Gov. Kim Reynolds now has the opportunity to undo her predecessor’s misguided decision and restore voting rights. She told reporters last week she’s “going to take a look at it,” but wants to consult with lawmakers first.
Instead, Reynolds should act now by executive order, and also work with the Legislature to hatch a lasting solution. Leaving this issue up to the Legislature alone leaves the possibility of an unsatisfactory half-measure. Lawmakers might restore rights only to certain segments of the felon population, or impose additional barriers for those seeking their rights. We strongly favor restoring voting rights automatically and without exception to those who have completed their sentences.
Currently, felons can earn back their voting rights by appealing directly to the governor, and Reynolds has granted 88 requests and denied none in her first 18 months in office. However, the process for recovering your voting rights is unnecessarily arduous and invasive.

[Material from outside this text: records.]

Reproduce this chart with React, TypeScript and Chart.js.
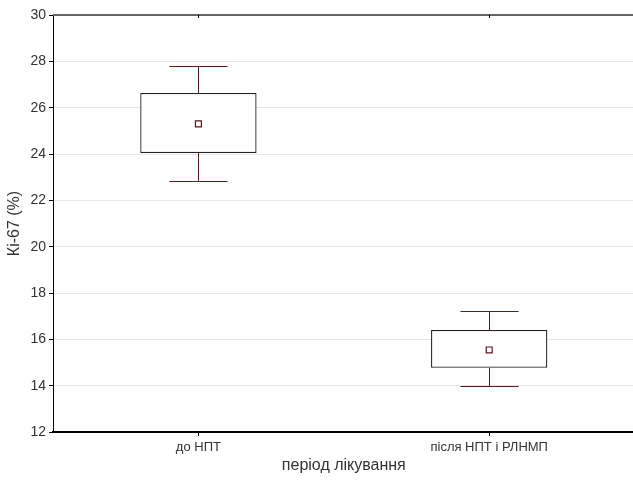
import React, { useEffect, useRef } from "react";
import { Chart, registerables } from "chart.js";

Chart.register(...registerables);

const categories = ["до НПТ", "після НПТ і РЛНМП"];
const boxLow = [24.04, 14.77];
const boxHigh = [26.63, 16.4];
const whiskerLow = [22.84, 13.99];
const whiskerHigh = [27.8, 17.22];
const means = [25.3, 15.54];
const yTitle = "Кі-67 (%)";
const xTitle = "період лікування";

const FONT = "'Liberation Sans', Arial, sans-serif";
const TEXT = "#333333";
const WHISKER = "#5a1c1c";

const whiskerPlugin = {
  id: "whiskers",
  beforeDatasetsDraw(chart: any) {
    const { ctx, scales } = chart;
    const x = scales.x;
    const y = scales.y;
    const meta = chart.getDatasetMeta(0);
    ctx.save();
    ctx.strokeStyle = WHISKER;
    ctx.lineWidth = 1;
    categories.forEach((_, i) => {
      const cx = Math.round(x.getPixelForValue(i)) + 0.5;
      const bw = meta.data[i] ? meta.data[i].width : 100;
      const half = bw / 4;
      const yTop = y.getPixelForValue(whiskerHigh[i]);
      const yBoxTop = y.getPixelForValue(boxHigh[i]);
      const yBoxBot = y.getPixelForValue(boxLow[i]);
      const yBot = y.getPixelForValue(whiskerLow[i]);
      ctx.beginPath();
      ctx.moveTo(cx, yBoxTop);
      ctx.lineTo(cx, yTop);
      ctx.moveTo(cx - half, Math.round(yTop) + 0.5);
      ctx.lineTo(cx + half, Math.round(yTop) + 0.5);
      ctx.moveTo(cx, yBoxBot);
      ctx.lineTo(cx, yBot);
      ctx.moveTo(cx - half, Math.round(yBot) + 0.5);
      ctx.lineTo(cx + half, Math.round(yBot) + 0.5);
      ctx.stroke();
    });
    ctx.restore();
  },
  afterDraw(chart: any) {
    const { ctx, chartArea, scales } = chart;
    ctx.save();
    ctx.strokeStyle = "#666666";
    ctx.lineWidth = 2;
    ctx.beginPath();
    ctx.moveTo(chartArea.left, chartArea.top);
    ctx.lineTo(chartArea.right + 5, chartArea.top);
    ctx.stroke();
    ctx.strokeStyle = "#000";
    ctx.lineWidth = 1;
    categories.forEach((_, i) => {
      const cx = Math.round(scales.x.getPixelForValue(i)) + 0.5;
      ctx.beginPath();
      ctx.moveTo(cx, chartArea.top);
      ctx.lineTo(cx, chartArea.top + 3);
      ctx.stroke();
    });
    ctx.restore();
  },
};

export default function App() {
  const ref = useRef<HTMLCanvasElement | null>(null);

  useEffect(() => {
    if (!ref.current) return;
    const chart = new Chart(ref.current, {
      type: "bar",
      data: {
        labels: categories,
        datasets: [
          {
            type: "bar",
            data: categories.map((_, i) => [boxLow[i], boxHigh[i]]) as any,
            backgroundColor: "#ffffff",
            borderColor: "#222222",
            borderWidth: 1.3,
            borderSkipped: false,
            barPercentage: 0.4,
            categoryPercentage: 1,
            order: 2,
          } as any,
          {
            type: "line",
            data: means,
            showLine: false,
            pointStyle: "rect",
            pointRadius: 4.2,
            pointBackgroundColor: "#ffffff",
            pointBorderColor: "#5e1515",
            pointBorderWidth: 1.2,
            order: 1,
          } as any,
        ],
      },
      options: {
        responsive: false,
        animation: false,
        layout: { padding: { top: 15, right: 3, left: 0, bottom: 0 } },
        plugins: { legend: { display: false }, tooltip: { enabled: false } },
        scales: {
          x: {
            offset: true,
            afterFit(scale: any) {
              scale.height = 49;
            },
            grid: {
              offset: false,
              drawOnChartArea: false,
              tickLength: 4,
              color: "#000",
            },
            border: { color: "#000", width: 2 },
            ticks: {
              color: TEXT,
              padding: 4,
              font: { family: FONT, size: 13 },
            },
            title: {
              display: true,
              text: xTitle,
              color: TEXT,
              font: { family: FONT, size: 16 },
              padding: { top: 0, bottom: 6 },
            },
          },
          y: {
            min: 12,
            max: 30,
            afterFit(scale: any) {
              scale.width = 53;
            },
            grid: {
              color: "#e6e6e6",
              tickColor: "#000",
              tickLength: 4,
            },
            border: { color: "#000", width: 1 },
            ticks: {
              stepSize: 2,
              color: TEXT,
              padding: 3,
              font: { family: FONT, size: 14 },
            },
            title: {
              display: true,
              text: yTitle,
              color: TEXT,
              font: { family: FONT, size: 16 },
              padding: { top: 5, bottom: 0 },
            },
          },
        },
      },
      plugins: [whiskerPlugin],
    });
    return () => chart.destroy();
  }, []);

  return (
    <div
      style={{
        position: "fixed",
        left: 0,
        top: 0,
        width: 633,
        height: 481,
        overflow: "hidden",
        background: "#fff",
      }}
    >
      <canvas ref={ref} width={640} height={481} style={{ width: 640, height: 481, display: "block" }} />
    </div>
  );
}
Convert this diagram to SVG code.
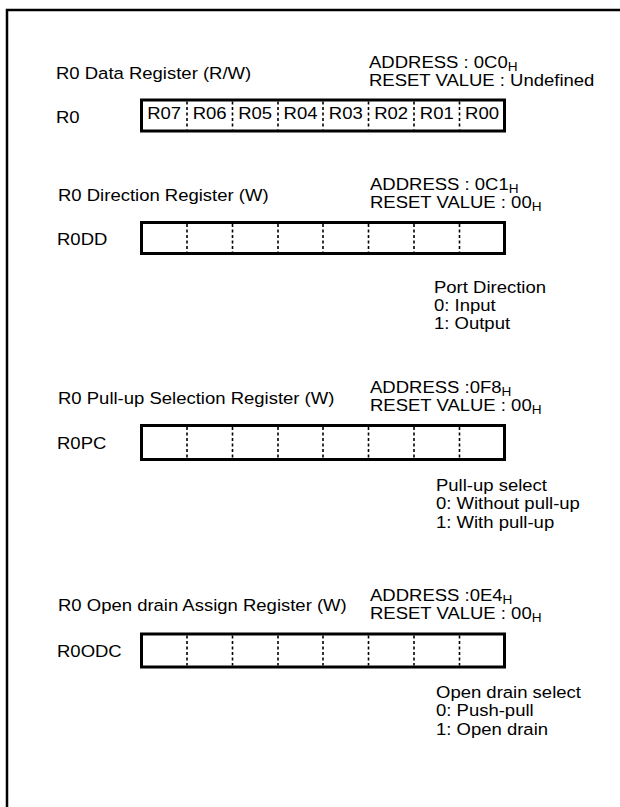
<svg xmlns="http://www.w3.org/2000/svg" width="620" height="807" viewBox="0 0 620 807">
<style>
text{font-family:"Liberation Sans",Arial,sans-serif;font-size:16.3px;fill:#000}
.sub{font-size:12px}
.box{fill:#fff;stroke:#000;stroke-width:3}
.div{stroke:#000;stroke-width:1.6;stroke-dasharray:3,2.5;fill:none}
.frame{stroke:#000;stroke-width:2.5;fill:none}
</style>
<rect width="620" height="807" fill="#fff"/>
<g id="frame">
<path class="frame" d="M7 807 V10 H620"/>
</g>
<g id="r0">
<text transform="translate(56 78.5) scale(1.135 1)">R0 Data Register (R/W)</text>
<text transform="translate(369 68) scale(1.135 1)">ADDRESS : 0C0<tspan class="sub" dy="3">H</tspan></text>
<text transform="translate(369 86) scale(1.135 1)">RESET VALUE : Undefined</text>
<text transform="translate(56 123) scale(1.135 1)">R0</text>
<rect class="box" x="141.5" y="100" width="363" height="31"/>
<path class="div" d="M187 101.5V129.5M232.5 101.5V129.5M278 101.5V129.5M323 101.5V129.5M368.5 101.5V129.5M414 101.5V129.5M459.5 101.5V129.5"/>
<g text-anchor="middle">
<text transform="translate(164.2 119) scale(1.135 1)">R07</text>
<text transform="translate(209.7 119) scale(1.135 1)">R06</text>
<text transform="translate(255.2 119) scale(1.135 1)">R05</text>
<text transform="translate(300.5 119) scale(1.135 1)">R04</text>
<text transform="translate(345.8 119) scale(1.135 1)">R03</text>
<text transform="translate(391.2 119) scale(1.135 1)">R02</text>
<text transform="translate(436.8 119) scale(1.135 1)">R01</text>
<text transform="translate(482 119) scale(1.135 1)">R00</text>
</g>
</g>
<g id="r0dd">
<text transform="translate(58 200.5) scale(1.135 1)">R0 Direction Register (W)</text>
<text transform="translate(370 190) scale(1.135 1)">ADDRESS : 0C1<tspan class="sub" dy="3">H</tspan></text>
<text transform="translate(370 207.5) scale(1.135 1)">RESET VALUE : 00<tspan class="sub" dy="3">H</tspan></text>
<text transform="translate(57 245) scale(1.135 1)">R0DD</text>
<rect class="box" x="141.5" y="222.5" width="363" height="31"/>
<path class="div" d="M187 224V252M232.5 224V252M278 224V252M323 224V252M368.5 224V252M414 224V252M459.5 224V252"/>
<text transform="translate(434 293) scale(1.135 1)">Port Direction</text>
<text transform="translate(434 311) scale(1.135 1)">0: Input</text>
<text transform="translate(434 329) scale(1.135 1)">1: Output</text>
</g>
<g id="r0pc">
<text transform="translate(58 403.5) scale(1.135 1)">R0 Pull-up Selection Register (W)</text>
<text transform="translate(370 393) scale(1.135 1)">ADDRESS :0F8<tspan class="sub" dy="3">H</tspan></text>
<text transform="translate(370 410.5) scale(1.135 1)">RESET VALUE : 00<tspan class="sub" dy="3">H</tspan></text>
<text transform="translate(57 449) scale(1.135 1)">R0PC</text>
<rect class="box" x="141.5" y="425.5" width="363" height="34"/>
<path class="div" d="M187 427V458M232.5 427V458M278 427V458M323 427V458M368.5 427V458M414 427V458M459.5 427V458"/>
<text transform="translate(436 491) scale(1.135 1)">Pull-up select</text>
<text transform="translate(436 509) scale(1.135 1)">0: Without pull-up</text>
<text transform="translate(436 527.5) scale(1.135 1)">1: With pull-up</text>
</g>
<g id="r0odc">
<text transform="translate(58 611) scale(1.135 1)">R0 Open drain Assign Register (W)</text>
<text transform="translate(370 600.5) scale(1.135 1)">ADDRESS :0E4<tspan class="sub" dy="3">H</tspan></text>
<text transform="translate(370 618.5) scale(1.135 1)">RESET VALUE : 00<tspan class="sub" dy="3">H</tspan></text>
<text transform="translate(57 657) scale(1.135 1)">R0ODC</text>
<rect class="box" x="141.5" y="634" width="363" height="33"/>
<path class="div" d="M187 635.5V665.5M232.5 635.5V665.5M278 635.5V665.5M323 635.5V665.5M368.5 635.5V665.5M414 635.5V665.5M459.5 635.5V665.5"/>
<text transform="translate(436 697.5) scale(1.135 1)">Open drain select</text>
<text transform="translate(436 716) scale(1.135 1)">0: Push-pull</text>
<text transform="translate(436 734.5) scale(1.135 1)">1: Open drain</text>
</g>
<g id="connectors"></g>
</svg>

The so-called “streamlined” application from the governor’s office calls for a long list of facts and figures relating to an individual’s legal history, information that even a lawyer might have trouble pulling together in a reasonable span of time. Applicants also must sign a release to “authorize any and all persons, firms or corporations, to release any and all information or documents they may now have or hereinafter receive concerning me” to the governor.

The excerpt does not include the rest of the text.